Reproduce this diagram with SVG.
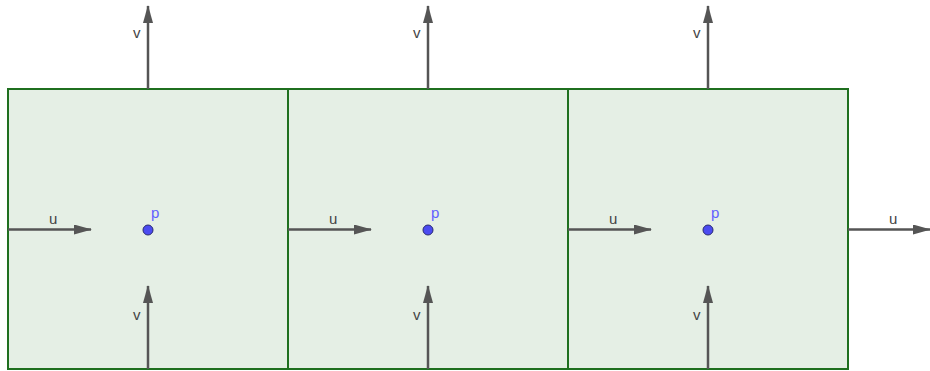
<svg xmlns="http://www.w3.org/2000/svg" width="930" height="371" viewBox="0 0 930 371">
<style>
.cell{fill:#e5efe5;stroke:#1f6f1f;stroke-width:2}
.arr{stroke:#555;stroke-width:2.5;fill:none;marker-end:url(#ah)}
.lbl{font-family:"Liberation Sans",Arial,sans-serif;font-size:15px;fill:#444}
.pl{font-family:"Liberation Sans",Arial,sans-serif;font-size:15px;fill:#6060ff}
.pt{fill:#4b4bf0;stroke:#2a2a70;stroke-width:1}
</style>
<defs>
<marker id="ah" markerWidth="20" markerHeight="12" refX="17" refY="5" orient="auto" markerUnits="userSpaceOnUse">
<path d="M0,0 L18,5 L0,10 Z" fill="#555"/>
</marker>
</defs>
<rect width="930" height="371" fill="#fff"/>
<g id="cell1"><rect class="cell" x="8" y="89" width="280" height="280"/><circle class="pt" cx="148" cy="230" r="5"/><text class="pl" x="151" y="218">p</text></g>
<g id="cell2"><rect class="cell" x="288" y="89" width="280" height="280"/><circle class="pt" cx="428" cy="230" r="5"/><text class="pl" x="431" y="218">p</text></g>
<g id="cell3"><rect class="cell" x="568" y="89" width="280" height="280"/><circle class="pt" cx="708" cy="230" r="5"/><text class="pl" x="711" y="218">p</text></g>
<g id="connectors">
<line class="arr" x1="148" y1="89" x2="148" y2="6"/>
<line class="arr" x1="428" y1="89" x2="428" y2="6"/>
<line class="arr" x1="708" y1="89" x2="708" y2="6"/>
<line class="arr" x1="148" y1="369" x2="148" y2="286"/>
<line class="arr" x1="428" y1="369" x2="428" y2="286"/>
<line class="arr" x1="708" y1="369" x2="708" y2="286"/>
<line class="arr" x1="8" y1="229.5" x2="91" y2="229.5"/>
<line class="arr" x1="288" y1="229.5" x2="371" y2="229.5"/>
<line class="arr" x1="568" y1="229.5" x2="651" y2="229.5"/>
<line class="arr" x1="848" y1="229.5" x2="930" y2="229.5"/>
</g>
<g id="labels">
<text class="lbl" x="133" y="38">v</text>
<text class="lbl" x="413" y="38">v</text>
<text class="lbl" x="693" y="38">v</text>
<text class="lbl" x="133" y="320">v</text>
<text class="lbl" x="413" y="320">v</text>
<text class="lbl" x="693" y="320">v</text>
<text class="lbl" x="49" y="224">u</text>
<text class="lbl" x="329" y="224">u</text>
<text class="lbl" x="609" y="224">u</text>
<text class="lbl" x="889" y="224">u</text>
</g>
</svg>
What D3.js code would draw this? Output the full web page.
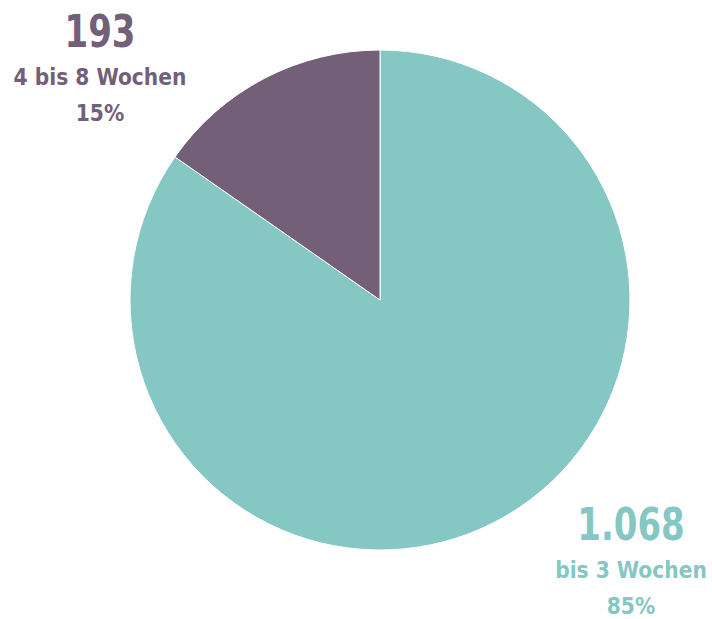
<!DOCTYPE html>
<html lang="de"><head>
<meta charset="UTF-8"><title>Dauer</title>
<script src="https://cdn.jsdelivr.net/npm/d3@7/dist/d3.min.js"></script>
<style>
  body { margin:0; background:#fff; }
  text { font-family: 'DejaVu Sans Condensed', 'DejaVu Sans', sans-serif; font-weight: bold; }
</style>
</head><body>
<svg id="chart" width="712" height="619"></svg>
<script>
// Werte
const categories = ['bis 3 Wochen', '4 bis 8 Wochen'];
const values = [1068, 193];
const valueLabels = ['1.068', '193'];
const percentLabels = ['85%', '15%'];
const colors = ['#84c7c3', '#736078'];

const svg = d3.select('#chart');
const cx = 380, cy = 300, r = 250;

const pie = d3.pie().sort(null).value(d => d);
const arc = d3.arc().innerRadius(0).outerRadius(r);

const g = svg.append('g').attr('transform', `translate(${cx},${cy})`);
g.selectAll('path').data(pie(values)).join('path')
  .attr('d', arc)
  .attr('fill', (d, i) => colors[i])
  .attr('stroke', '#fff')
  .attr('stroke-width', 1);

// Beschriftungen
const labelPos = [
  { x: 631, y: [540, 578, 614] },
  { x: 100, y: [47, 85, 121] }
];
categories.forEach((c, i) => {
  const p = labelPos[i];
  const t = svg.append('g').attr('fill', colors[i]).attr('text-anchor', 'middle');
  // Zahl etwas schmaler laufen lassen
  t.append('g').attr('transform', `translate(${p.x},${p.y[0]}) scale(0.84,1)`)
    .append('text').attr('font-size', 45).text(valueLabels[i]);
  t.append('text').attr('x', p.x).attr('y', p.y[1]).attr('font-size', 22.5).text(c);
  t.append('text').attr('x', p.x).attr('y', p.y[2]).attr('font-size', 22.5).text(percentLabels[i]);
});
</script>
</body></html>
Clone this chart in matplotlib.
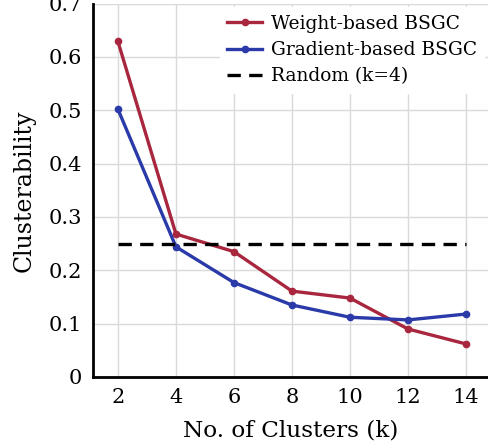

GOAL: Pictures are not part of the copy; reproduce everything else in the records exactly.

EXPECTED ANSWER:
Reproduce this diagram with SVG.
<svg xmlns="http://www.w3.org/2000/svg" width="930" height="371" viewBox="0 0 930 371">
<style>
.cell{fill:#e5efe5;stroke:#1f6f1f;stroke-width:2}
.arr{stroke:#555;stroke-width:2.5;fill:none;marker-end:url(#ah)}
.lbl{font-family:"Liberation Sans",Arial,sans-serif;font-size:15px;fill:#444}
.pl{font-family:"Liberation Sans",Arial,sans-serif;font-size:15px;fill:#6060ff}
.pt{fill:#4b4bf0;stroke:#2a2a70;stroke-width:1}
</style>
<defs>
<marker id="ah" markerWidth="20" markerHeight="12" refX="17" refY="5" orient="auto" markerUnits="userSpaceOnUse">
<path d="M0,0 L18,5 L0,10 Z" fill="#555"/>
</marker>
</defs>
<rect width="930" height="371" fill="#fff"/>
<g id="cell1"><rect class="cell" x="8" y="89" width="280" height="280"/><circle class="pt" cx="148" cy="230" r="5"/><text class="pl" x="151" y="218">p</text></g>
<g id="cell2"><rect class="cell" x="288" y="89" width="280" height="280"/><circle class="pt" cx="428" cy="230" r="5"/><text class="pl" x="431" y="218">p</text></g>
<g id="cell3"><rect class="cell" x="568" y="89" width="280" height="280"/><circle class="pt" cx="708" cy="230" r="5"/><text class="pl" x="711" y="218">p</text></g>
<g id="connectors">
<line class="arr" x1="148" y1="89" x2="148" y2="6"/>
<line class="arr" x1="428" y1="89" x2="428" y2="6"/>
<line class="arr" x1="708" y1="89" x2="708" y2="6"/>
<line class="arr" x1="148" y1="369" x2="148" y2="286"/>
<line class="arr" x1="428" y1="369" x2="428" y2="286"/>
<line class="arr" x1="708" y1="369" x2="708" y2="286"/>
<line class="arr" x1="8" y1="229.5" x2="91" y2="229.5"/>
<line class="arr" x1="288" y1="229.5" x2="371" y2="229.5"/>
<line class="arr" x1="568" y1="229.5" x2="651" y2="229.5"/>
<line class="arr" x1="848" y1="229.5" x2="930" y2="229.5"/>
</g>
<g id="labels">
<text class="lbl" x="133" y="38">v</text>
<text class="lbl" x="413" y="38">v</text>
<text class="lbl" x="693" y="38">v</text>
<text class="lbl" x="133" y="320">v</text>
<text class="lbl" x="413" y="320">v</text>
<text class="lbl" x="693" y="320">v</text>
<text class="lbl" x="49" y="224">u</text>
<text class="lbl" x="329" y="224">u</text>
<text class="lbl" x="609" y="224">u</text>
<text class="lbl" x="889" y="224">u</text>
</g>
</svg>
What D3.js code would draw this? Output the full web page.
<!DOCTYPE html>
<html lang="de"><head>
<meta charset="UTF-8"><title>Dauer</title>
<script src="https://cdn.jsdelivr.net/npm/d3@7/dist/d3.min.js"></script>
<style>
  body { margin:0; background:#fff; }
  text { font-family: 'DejaVu Sans Condensed', 'DejaVu Sans', sans-serif; font-weight: bold; }
</style>
</head><body>
<svg id="chart" width="712" height="619"></svg>
<script>
// Werte
const categories = ['bis 3 Wochen', '4 bis 8 Wochen'];
const values = [1068, 193];
const valueLabels = ['1.068', '193'];
const percentLabels = ['85%', '15%'];
const colors = ['#84c7c3', '#736078'];

const svg = d3.select('#chart');
const cx = 380, cy = 300, r = 250;

const pie = d3.pie().sort(null).value(d => d);
const arc = d3.arc().innerRadius(0).outerRadius(r);

const g = svg.append('g').attr('transform', `translate(${cx},${cy})`);
g.selectAll('path').data(pie(values)).join('path')
  .attr('d', arc)
  .attr('fill', (d, i) => colors[i])
  .attr('stroke', '#fff')
  .attr('stroke-width', 1);

// Beschriftungen
const labelPos = [
  { x: 631, y: [540, 578, 614] },
  { x: 100, y: [47, 85, 121] }
];
categories.forEach((c, i) => {
  const p = labelPos[i];
  const t = svg.append('g').attr('fill', colors[i]).attr('text-anchor', 'middle');
  // Zahl etwas schmaler laufen lassen
  t.append('g').attr('transform', `translate(${p.x},${p.y[0]}) scale(0.84,1)`)
    .append('text').attr('font-size', 45).text(valueLabels[i]);
  t.append('text').attr('x', p.x).attr('y', p.y[1]).attr('font-size', 22.5).text(c);
  t.append('text').attr('x', p.x).attr('y', p.y[2]).attr('font-size', 22.5).text(percentLabels[i]);
});
</script>
</body></html>
Clone this chart in matplotlib.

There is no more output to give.